Certainly when we made it, and I’m sure [creator] Scott [Frank] and the team, nobody had an idea what the world was going to be like a year later from when we shot it. We expected the world to be different. But it’s not a surprise, because it’s Scott Frank. He’s brilliant.
Do you play chess?
I know how to play chess, since I was in the third grade. I’m a competitive person, I have to admit. I work on my competitiveness — but I only compete in hockey.
Did you have a Mr. Shaibel in your life to teach and inspire you?
There was a group of about four or five us [who played chess], and we were taught by a gentleman who subsequently became our fourth-grade teacher, Mr. Denault. We were in a small town, Groton, Mass., in the 1970s, and he started the Groton Children’s Theater. He was the first guy who ever directed me in anything. I did three or four things with him before I went on to high school. And I keep thinking about the influence that guy had on my life. He was whip-smart and really inspiring in a passionate way to us.
Have you ever told him how much of an effect he had on you?
I must. He’s really been on my mind. My mom would know [where to find him], because she ran the school library. She’s in touch with some of those people who’ve stayed around.
So it’s fair to say he lit the spark in you for acting?
Absolutely. But who knows? I had an instinct. My sister and I used to perform Beatles songs, and my two sisters would put on musicals with their friends in the neighborhood. But if it hadn’t been for him opening the door and presenting an arena for me to be in, I may never have done that.
You’re what’s classified as a character actor today. I feel like that’s a way to get some really terrific roles. But it’s bred in us in this country that if you’re not No. 1 on the call sheet — literally or metaphorically — you haven’t “made it.” What’s your theory on that?
That whole concept was nurtured when I was at Juilliard, the perception that one has to be No. 1. They cast people who they thought would be matinee idols when they got out of school. And it’s a precondition of the culture we live in. And it gets complicated, because it’s how one identifies oneself. Right? Brian Cox said something I think is accurate, “There are short parts and long parts. You can make as much impact on a short part as you can with a long part, if you do your job right.”

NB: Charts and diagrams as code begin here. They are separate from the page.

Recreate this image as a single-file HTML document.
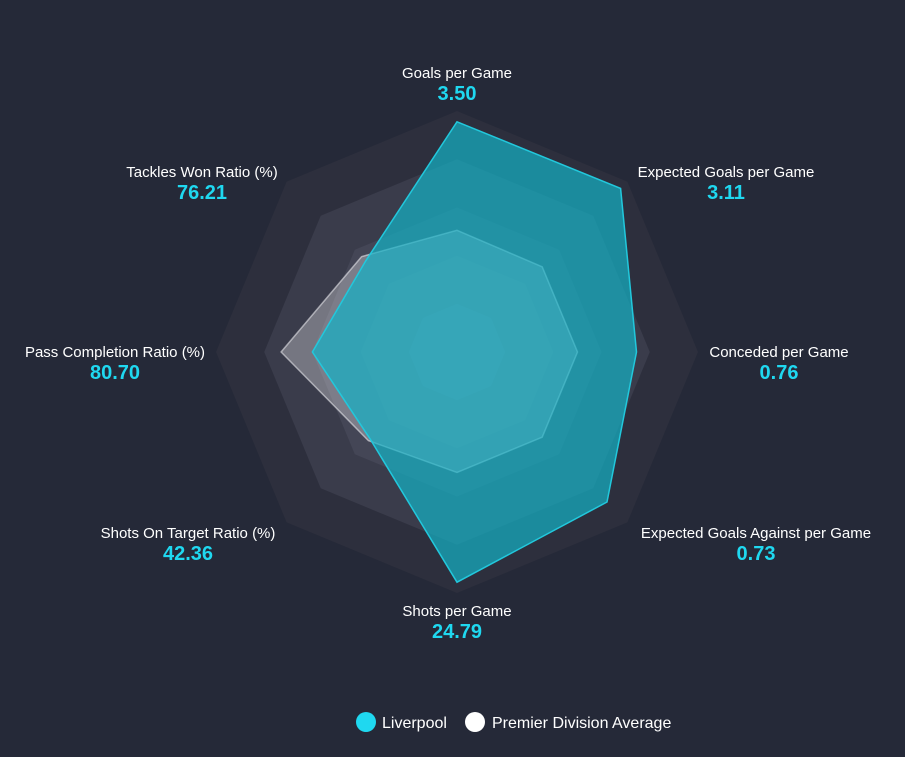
<!DOCTYPE html>
<html><head><meta charset="utf-8">
<style>
html,body{margin:0;padding:0;background:#252938;}
body{width:905px;height:752px;overflow:hidden;font-family:"Liberation Sans",sans-serif;}
svg text{font-family:"Liberation Sans",sans-serif;}
</style></head>
<body>
<svg id="chart" width="905" height="752" xmlns="http://www.w3.org/2000/svg">
<rect width="905" height="752" fill="#252938"/>
<g id="rings"></g>
<g id="series"></g>
<g id="labels"></g>
<g>
  <g>
    <circle cx="366" cy="722" r="10" fill="#1fd8f0"/>
    <text x="382" y="728" font-size="16" fill="#ffffff">Liverpool</text>
  </g>
  <g>
    <circle cx="475" cy="722" r="10" fill="#ffffff"/>
    <text x="492" y="728" font-size="16" fill="#ffffff">Premier Division Average</text>
  </g>
</g>
</svg>
<script>
const categories = ["Goals per Game","Expected Goals per Game","Conceded per Game","Expected Goals Against per Game","Shots per Game","Shots On Target Ratio (%)","Pass Completion Ratio (%)","Tackles Won Ratio (%)"];
const valueLabels = ["3.50","3.11","0.76","0.73","24.79","42.36","80.70","76.21"];
const liverpool = [0.955, 0.96, 0.745, 0.88, 0.955, 0.51, 0.60, 0.535];
const average = [0.505, 0.50, 0.50, 0.50, 0.50, 0.52, 0.73, 0.56];
const ringLevels = [1, 0.8, 0.6, 0.4, 0.2];

const NS = "http://www.w3.org/2000/svg";
const cx = 457, cy = 352, R = 241;
function pt(i, f){ const a = -Math.PI/2 + i*Math.PI/4; return [cx + Math.cos(a)*R*f, cy + Math.sin(a)*R*f]; }
function poly(vals){ return vals.map((v,i)=>pt(i,v).map(n=>n.toFixed(1)).join(",")).join(" "); }

const rings = document.getElementById("rings");
const ringFills = ["#2d2f3d","#3a3c4b","#444656","#4c4e5e","#54566a"];
ringLevels.forEach((lv,k)=>{
  const p = document.createElementNS(NS,"polygon");
  
  
  p.setAttribute("points", poly(categories.map(()=>lv)));
  p.setAttribute("fill", ringFills[k]);
  rings.appendChild(p);
});

const series = document.getElementById("series");
const avg = document.createElementNS(NS,"polygon");


avg.setAttribute("points", poly(average));
avg.setAttribute("fill", "rgba(255,255,255,0.3)");
avg.setAttribute("stroke", "rgba(230,230,235,0.6)");
avg.setAttribute("stroke-width", "1.5");
series.appendChild(avg);
const lp = document.createElementNS(NS,"polygon");


lp.setAttribute("points", poly(liverpool));
lp.setAttribute("fill", "rgba(20,178,198,0.7)");
lp.setAttribute("stroke", "#22c8dc");
lp.setAttribute("stroke-width", "1.5");
series.appendChild(lp);

const labels = document.getElementById("labels");
const labelPos = [[457,78],[726,177],[779,357],[756,538],[457,616],[188,538],[115,357],[202,177]];
categories.forEach((c,i)=>{
  const [x,y] = labelPos[i];
  const t = document.createElementNS(NS,"text");
  
  
  t.setAttribute("x", x); t.setAttribute("y", y);
  t.setAttribute("text-anchor","middle"); t.setAttribute("font-size","15"); t.setAttribute("fill","#ffffff");
  t.textContent = c; labels.appendChild(t);
  const v = document.createElementNS(NS,"text");
  
  
  v.setAttribute("x", x); v.setAttribute("y", y+22);
  v.setAttribute("text-anchor","middle"); v.setAttribute("font-size","20"); v.setAttribute("font-weight","bold"); v.setAttribute("fill","#1fd8f0");
  v.textContent = valueLabels[i]; labels.appendChild(v);
});
</script>
</body></html>
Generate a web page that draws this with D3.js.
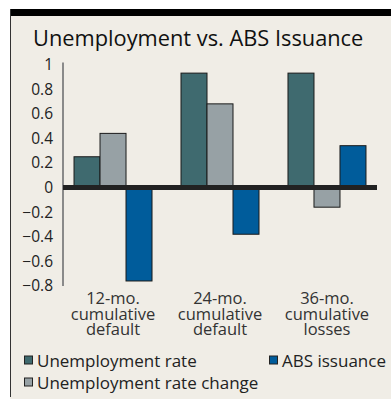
<!DOCTYPE html>
<html><head><meta charset="utf-8">
<script src="https://cdn.jsdelivr.net/npm/d3@7"></script>
<style>
html,body{margin:0;padding:0;background:#fff;}
svg{display:block;font-family:"Open Sans",sans-serif;}
</style></head>
<body>
<svg id="chart" width="391" height="399"></svg>
<script>
const categories = [["12-mo.","cumulative","default"],["24-mo.","cumulative","default"],["36-mo.","cumulative","losses"]];
const seriesNames = ["Unemployment rate","Unemployment rate change","ABS issuance"];
const unemploymentRate = [0.25, 0.93, 0.93];
const unemploymentRateChange = [0.44, 0.68, -0.16];
const absIssuance = [-0.76, -0.38, 0.34];
const yTicks = [1, 0.8, 0.6, 0.4, 0.2, 0, -0.2, -0.4, -0.6, -0.8];
const colors = ["#3f6a6f", "#97a1a5", "#005c9b"];

const svg = d3.select("#chart");
// panel
svg.append("rect").attr("x",10).attr("y",9).attr("width",381).attr("height",390).attr("fill","#f0ede6");
svg.append("rect").attr("x",10).attr("y",9).attr("width",381).attr("height",7).attr("fill","#000");
svg.append("line").attr("x1",10.5).attr("x2",10.5).attr("y1",9).attr("y2",397).attr("stroke","#333").attr("stroke-width",1);

svg.append("text").attr("x",33).attr("y",46).attr("font-size",21.8).attr("fill","#111").text("Unemployment vs. ABS Issuance");

const y = d3.scaleLinear().domain([-0.8, 1]).range([187.5 + 0.8*123, 187.5 - 123]);
const x0 = d3.scaleBand().domain(d3.range(categories.length)).range([63, 377]).paddingInner(0.271).paddingOuter(0.103);
const x1 = d3.scaleBand().domain(d3.range(3)).range([0, x0.bandwidth()]);

// y axis
const yAxis = d3.axisLeft(y).tickValues(yTicks).tickSize(0).tickPadding(10).tickFormat(d => d3.format("")(Math.round(d*10)/10));
const gy = svg.append("g").attr("transform","translate(63,0)").call(yAxis);
gy.select(".domain").attr("stroke","#8a8a8a").attr("stroke-width",2).attr("d", `M0,${y(1)-2}V${y(-0.8)}`);
gy.selectAll("text").attr("font-size",15.5).attr("fill","#222").attr("font-family","Open Sans");

const series = [unemploymentRate, unemploymentRateChange, absIssuance];
const groups = svg.append("g");
categories.forEach((c, i) => {
  series.forEach((s, j) => {
    const v = s[i];
    groups.append("rect")
      .attr("x", x0(i) + x1(j))
      .attr("width", x1.bandwidth())
      .attr("y", y(Math.max(0, v)))
      .attr("height", Math.abs(y(v) - y(0)))
      .attr("fill", colors[j]).attr("stroke","#1a1a1a").attr("stroke-width",1);
  });
});
// zero line
svg.append("line").attr("x1",63).attr("x2",377).attr("y1",y(0)).attr("y2",y(0)).attr("stroke","#222").attr("stroke-width",5);

// x labels
categories.forEach((c, i) => {
  const t = svg.append("text").attr("text-anchor","middle").attr("font-size",16.5).attr("fill","#333");
  c.forEach((line, k) => {
    t.append("tspan").attr("x", x0(i) + x0.bandwidth()/2).attr("y", 304 + k*15.5).text(line);
  });
});

// legend
const legendItems = [
  {name: seriesNames[0], c: colors[0], x: 24, y: 360.5},
  {name: seriesNames[2], c: colors[2], x: 269, y: 360.5},
  {name: seriesNames[1], c: colors[1], x: 24, y: 382.5}
];
legendItems.forEach(d => {
  svg.append("rect").attr("x", d.x+0.5).attr("y", d.y-4.5).attr("width", 8).attr("height", 8).attr("fill", d.c).attr("stroke","#222").attr("stroke-width",1);
  svg.append("text").attr("x", d.x+13).attr("y", d.y+6).attr("font-size",17).attr("fill","#222").text(d.name);
});
</script>
</body></html>
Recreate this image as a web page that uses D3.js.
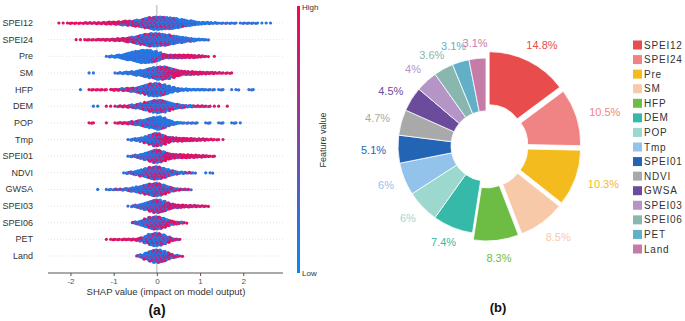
<!DOCTYPE html>
<html lang="en">
<head>
<meta charset="UTF-8">
<title>SHAP summary and feature importance</title>
<script src="https://d3js.org/d3.v7.min.js"></script>
<style>
  body { margin: 0; background: #fff; }
  svg { display: block; font-family: "Liberation Sans", Arial, sans-serif; }
</style>
</head>
<body>
<svg width="685" height="321"></svg>
<script>
// ---- data ----
var features = ["SPEI12", "SPEI24", "Pre", "SM", "HFP", "DEM", "POP", "Tmp",
                "SPEI01", "NDVI", "GWSA", "SPEI03", "SPEI06", "PET", "Land"];
var shapTicks = [-2, -1, 0, 1, 2];

// beeswarm: SHAP value of the first 0.1-wide bin, dots per bin, share of high feature values per bin
var binWidth = 0.1;
var swarmFrom = [-2.3, -1.9, -1.2, -1.6, -1.8, -1.5, -1.6, -0.7, -0.7, -0.8, -1.4, -0.7, -0.6, -1.2, -0.5];
var swarmCounts = [
  [1,1,2,2,2,2,3,3,3,4,5,6,7,8,10,13,14,16,20,24,30,36,40,40,38,36,34,30,24,20,16,12,8,6,5,4,3,2,2,2,2,1,2,2,2,2,1,1,1,1],
  [1,1,2,2,2,3,3,4,5,6,7,10,14,18,24,30,36,40,40,38,36,32,26,22,18,14,10,8,5,3,2],
  [2,4,6,10,16,22,28,34,40,40,38,32,24,14,10,10,10,10,9,9,8,6,4,2,0,1],
  [1,1,0,0,0,0,2,3,5,7,10,14,18,24,30,36,40,40,36,28,20,14,11,10,9,8,7,6,5,4,3,2,2,1],
  [1,0,2,2,2,2,1,3,4,5,7,9,12,16,22,30,38,40,38,32,24,16,10,7,5,4,3,3,3,2,2,1,2,1,0,1,2,0,0,2,1],
  [1,1,0,1,1,2,3,4,6,9,13,18,25,32,38,40,36,28,20,14,10,7,5,4,3,3,2,1,1,1,0,1],
  [2,1,0,0,1,0,2,3,4,6,9,13,18,24,30,36,40,32,20,12,6,3,2,2,2,1,0,2,1,0,2,1,0,2,1,1],
  [2,4,7,12,20,30,40,38,28,18,13,11,10,9,8,7,6,5,4,3,2,1,1],
  [2,4,8,14,22,32,40,38,30,20,14,12,11,10,9,8,7,6,4,2,1],
  [2,4,8,13,20,28,36,40,38,30,22,14,9,5,4,3,2,0,0,1,2],
  [1,0,2,2,3,3,5,8,12,17,23,30,36,40,38,30,20,12,7,4,3,2],
  [1,4,8,14,22,32,40,40,32,22,14,10,8,7,6,5,4,3,2],
  [3,8,16,26,36,40,38,30,20,12,8,5,2],
  [1,2,2,2,3,3,4,6,12,22,34,40,38,30,18,9,4,1],
  [3,10,20,32,40,40,32,22,12,6,2]
];
var swarmHigh = [
  [1,1,1,1,1,1,1,1,1,1,1,.95,.95,.9,.8,.75,.7,.65,.55,.45,.4,.4,.35,.25,.25,.2,.2,.2,.15,.15,.1,.1,.05,.05,0,0,0,0,0,0,0,0,0,0,0,0,0,0,0,0],
  [1,1,1,1,1,1,1,.95,.95,.9,.9,.85,.8,.75,.65,.55,.45,.4,.35,.3,.25,.25,.2,.2,.15,.1,.1,.05,.05,0,0],
  [0,0,0,0,0,.02,.03,.03,.03,.04,.05,.08,.3,.6,.85,.85,.9,.9,.9,.9,.9,.9,.95,1,1,1],
  [0,0,0,0,0,0,0,0,.02,.03,.05,.05,.08,.1,.2,.25,.35,.5,.6,.7,.8,.85,.9,.9,.9,.9,.95,.95,.95,1,1,1,1,1],
  [0,0,1,1,1,1,1,.8,.7,.7,.65,.6,.55,.45,.4,.35,.3,.25,.2,.2,.15,.1,.05,.05,0,0,0,0,0,0,0,0,0,0,0,0,0,0,0,0,0],
  [0,0,0,.5,.5,.5,.5,.5,.5,.45,.45,.4,.4,.35,.3,.3,.3,.3,.3,.3,.3,.3,.3,.3,.3,.3,.3,.3,.3,.3,.3,.3],
  [1,1,1,1,1,1,.95,.95,.9,.6,.55,.45,.3,.25,.2,.15,.1,.05,.05,0,0,0,0,0,0,0,0,0,0,0,0,0,0,0,0,0],
  [0,.02,.03,.05,.15,.3,.4,.55,.75,.9,.9,.95,.95,.95,.95,.95,1,1,1,1,1,1,1],
  [.05,.1,.1,.1,.15,.3,.4,.5,.65,.85,.9,.9,.95,.95,.95,.95,1,1,1,1,1],
  [.05,.1,.1,.15,.2,.35,.4,.45,.45,.45,.4,.35,.2,.1,.05,.05,0,0,0,0,0],
  [0,0,0,.02,.03,.05,.1,.15,.2,.25,.3,.35,.4,.45,.5,.55,.55,.55,.55,.55,.55,.55],
  [0,.05,.1,.1,.15,.25,.4,.5,.6,.7,.85,.9,.9,.95,.95,1,1,1,1],
  [.1,.15,.2,.25,.35,.4,.45,.55,.65,.7,.8,.85,.9],
  [1,1,1,1,1,1,.95,.9,.7,.45,.35,.3,.3,.35,.45,.55,.6,.6],
  [.1,.1,.15,.2,.35,.45,.5,.6,.7,.75,.8]
];

// feature importance donut
var shareNames = features;
var shareValues = [14.8, 10.5, 10.3, 8.5, 8.3, 7.4, 6, 6, 5.1, 4.7, 4.5, 4, 3.6, 3.1, 3.1];
var shareColors = ["#e84c4c", "#f08484", "#f4bb1e", "#f8c9a8", "#6dbd45", "#37b9aa", "#9dd8cf", "#93c3ea",
                   "#2464b4", "#a9a9a9", "#6a4b9c", "#b595c6", "#89b6ae", "#62b0c8", "#c67ca9"];
var sharePulled = [1, 1, 1, 1, 1, 0, 0, 0, 0, 0, 0, 0, 0, 0, 0];

var svg = d3.select("svg");

// ---------------- (a) beeswarm ----------------
var x = d3.scaleLinear().domain([-2.52, 2.92]).range([48, 283]);
var y = d3.scalePoint().domain(features).range([23, 256]);
var lowColor = "#008bfb", highColor = "#ff0052";
var featureColor = d3.interpolateRgb(lowColor, highColor);

var panelA = svg.append("g");

panelA.selectAll(".guide")
    .data(features)
    .enter().append("line")
    .attr("class", "guide")
    .attr("x1", 48).attr("x2", 283)
    .attr("y1", function(d) { return y(d); })
    .attr("y2", function(d) { return y(d); })
    .attr("stroke", "#d6d6d6")
    .attr("stroke-width", 0.7)
    .attr("stroke-dasharray", "1,2");

panelA.append("line")
    .attr("x1", x(0)).attr("x2", x(0))
    .attr("y1", 5).attr("y2", 273)
    .attr("stroke", "#bdbdbd")
    .attr("stroke-width", 1.2);

// stack the dots of each bin the way shap does (0, +1, -1, +2, -2 ...)
var dots = [];
features.forEach(function(f, i) {
    var counts = swarmCounts[i];
    var maxLayer = Math.ceil((d3.max(counts) - 1) / 2);
    var step = 6.3 / maxLayer;
    counts.forEach(function(n, b) {
        var lo = swarmFrom[i] + b * binWidth;
        var share = swarmHigh[i][b];
        for (var k = 0; k < n; k++) {
            var pos = (k * 0.618034 + 0.31) % 1;
            var mix = (k * 0.414214 + 0.2) % 1;
            var isHigh = mix < share;
            var shade = (k * 0.381966 + 0.5) % 1;
            var t = isHigh ? 0.68 + 0.32 * shade : 0.32 * shade;
            var layer = Math.ceil(k / 2) * ((k % 2) * 2 - 1);
            dots.push({ v: lo + pos * binWidth, row: f, dy: layer * step, t: t });
        }
    });
});

panelA.selectAll(".dot")
    .data(dots)
    .enter().append("circle")
    .attr("class", "dot")
    .attr("r", 1.6)
    .attr("cx", function(d) { return x(d.v); })
    .attr("cy", function(d) { return y(d.row) + d.dy; })
    .attr("fill", function(d) { return featureColor(d.t); });

panelA.selectAll(".flabel")
    .data(features)
    .enter().append("text")
    .attr("class", "flabel")
    .attr("x", 33)
    .attr("y", function(d) { return y(d); })
    .attr("text-anchor", "end")
    .attr("dominant-baseline", "central")
    .attr("font-size", 9)
    .attr("fill", "#333")
    .text(function(d) { return d; });

var xAxis = d3.axisBottom(x)
    .tickValues(shapTicks)
    .tickSize(3)
    .tickPadding(2)
    .tickFormat(d3.format("d"));

var axisG = panelA.append("g")
    .attr("transform", "translate(0,273)")
    .call(xAxis);
axisG.select(".domain").attr("stroke", "#555").attr("d", "M48,0H283");
axisG.selectAll(".tick line").attr("stroke", "#555");
axisG.selectAll(".tick text").attr("font-size", 8).attr("fill", "#555")
    .text(function(d) { return d < 0 ? "-" + Math.abs(d) : d; });

panelA.append("text")
    .attr("x", 166).attr("y", 295)
    .attr("text-anchor", "middle")
    .attr("font-size", 9.5)
    .attr("fill", "#333")
    .text("SHAP value (impact on model output)");

panelA.append("text")
    .attr("x", 157).attr("y", 315)
    .attr("text-anchor", "middle")
    .attr("font-size", 14)
    .attr("font-weight", "bold")
    .attr("fill", "#111")
    .text("(a)");

// colour bar
var grad = svg.append("defs").append("linearGradient")
    .attr("id", "fv").attr("x1", 0).attr("x2", 0).attr("y1", 1).attr("y2", 0);
d3.range(0, 1.01, 0.1).forEach(function(s) {
    grad.append("stop").attr("offset", s).attr("stop-color", featureColor(s));
});
panelA.append("rect")
    .attr("x", 297).attr("y", 6).attr("width", 3).attr("height", 267)
    .attr("fill", "url(#fv)");
panelA.append("text").attr("x", 302).attr("y", 7)
    .attr("dominant-baseline", "central").attr("font-size", 8).attr("fill", "#333").text("High");
panelA.append("text").attr("x", 302).attr("y", 273)
    .attr("dominant-baseline", "central").attr("font-size", 8).attr("fill", "#333").text("Low");
panelA.append("text")
    .attr("transform", "translate(326,140) rotate(-90)")
    .attr("text-anchor", "middle")
    .attr("font-size", 9)
    .attr("fill", "#333")
    .text("Feature value");

// ---------------- (b) donut ----------------
var cx = 486, cy = 146, outerR = 88, innerR = 35, pull = 7;
var pie = d3.pie().sort(null).value(function(d) { return d; });
var arc = d3.arc().innerRadius(innerR).outerRadius(outerR);
var slices = pie(shareValues);

var panelB = svg.append("g").attr("transform", "translate(" + cx + "," + cy + ")");

function midAngle(d) { return (d.startAngle + d.endAngle) / 2; }

panelB.selectAll(".slice")
    .data(slices)
    .enter().append("path")
    .attr("class", "slice")
    .attr("d", arc)
    .attr("transform", function(d, i) {
        var a = midAngle(d), dist = sharePulled[i] * pull;
        return "translate(" + (Math.sin(a) * dist) + "," + (-Math.cos(a) * dist) + ")";
    })
    .attr("fill", function(d, i) { return shareColors[i]; })
    .attr("stroke", "#fff")
    .attr("stroke-width", 0.8);

// labels sit just outside the ring; the text box is pushed outward by half its size
var pct = panelB.selectAll(".pct")
    .data(slices)
    .enter().append("text")
    .attr("class", "pct")
    .attr("text-anchor", "middle")
    .attr("dominant-baseline", "central")
    .attr("font-size", 11)
    .attr("fill", function(d, i) { return shareColors[i]; })
    .text(function(d) { return d.data + "%"; });

pct.each(function(d, i) {
    var a = midAngle(d);
    var base = outerR + 12 + sharePulled[i] * pull * 1.3;
    var w = this.getComputedTextLength();
    var px = Math.sin(a) * base + Math.sin(a) * w / 2;
    var py = -Math.cos(a) * base - Math.cos(a) * 4;
    d3.select(this).attr("x", px).attr("y", py);
});

svg.append("text")
    .attr("x", 498).attr("y", 312)
    .attr("text-anchor", "middle")
    .attr("font-size", 13)
    .attr("font-weight", "bold")
    .attr("fill", "#111")
    .text("(b)");

// legend
var ly = d3.scalePoint().domain(shareNames).range([45, 249]);
var legend = svg.append("g");
legend.selectAll("rect")
    .data(shareNames)
    .enter().append("rect")
    .attr("x", 633)
    .attr("y", function(d) { return ly(d) - 4.5; })
    .attr("width", 9).attr("height", 9)
    .attr("fill", function(d, i) { return shareColors[i]; });
legend.selectAll("text")
    .data(shareNames)
    .enter().append("text")
    .attr("x", 644)
    .attr("y", function(d) { return ly(d); })
    .attr("dominant-baseline", "central")
    .attr("font-size", 10)
    .attr("letter-spacing", 0.8)
    .attr("fill", "#333")
    .text(function(d) { return d; });
</script>
</body>
</html>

About 20 years ago you consciously stepped away from acting. What was that about?
Part of it was that I was too competitive. I was too driven by the idea: “Why isn’t this happening?” My friend was like, “Why don’t you just stop for a while?” I didn’t have the courage to, because there’s this notion that’s like, “Everyone’s going to forget about you. And nobody really knows you anyway. You’re going to have to start all over again.” All of that fear-based system stuff.
You took up work as a landscaper, a cook and a mechanic during your break. Was that refreshing?
I loved it. I was getting it wrong most of the time, but that was OK. I was forgiving myself for those sorts of things, because acting is failing most of the time anyways. I was learning too. There was something instinctive about wanting to be teachable again. And I didn’t go home as a junior mechanic assistant thinking, “Why didn’t I use the sprocket wrench?” That didn’t bother me. It’s like, “I did my job. Now I can go and live my life.”
You came back to the business after a couple of years and got married and had your son, Silas; you shot a segment with both of them for the upcoming anthology feature “With/In.” What was that like?
I wanted to make a silent film when [Maven Screen Media’s] Celine [Rattray] first asked. I was so taken by the quiet here [in Vermont], as I always am when we come back. I wanted to make something about the environment we were finding out about firsthand — we were taking night walks, not talking intentionally, really just trying to listen and be aware of where we were at that moment. Silas shot pretty much all of it. We needed him, so we bribed him.
What was the bribe?
A new Telecaster [guitar] or something. Sushi. He shot most of it really, really well.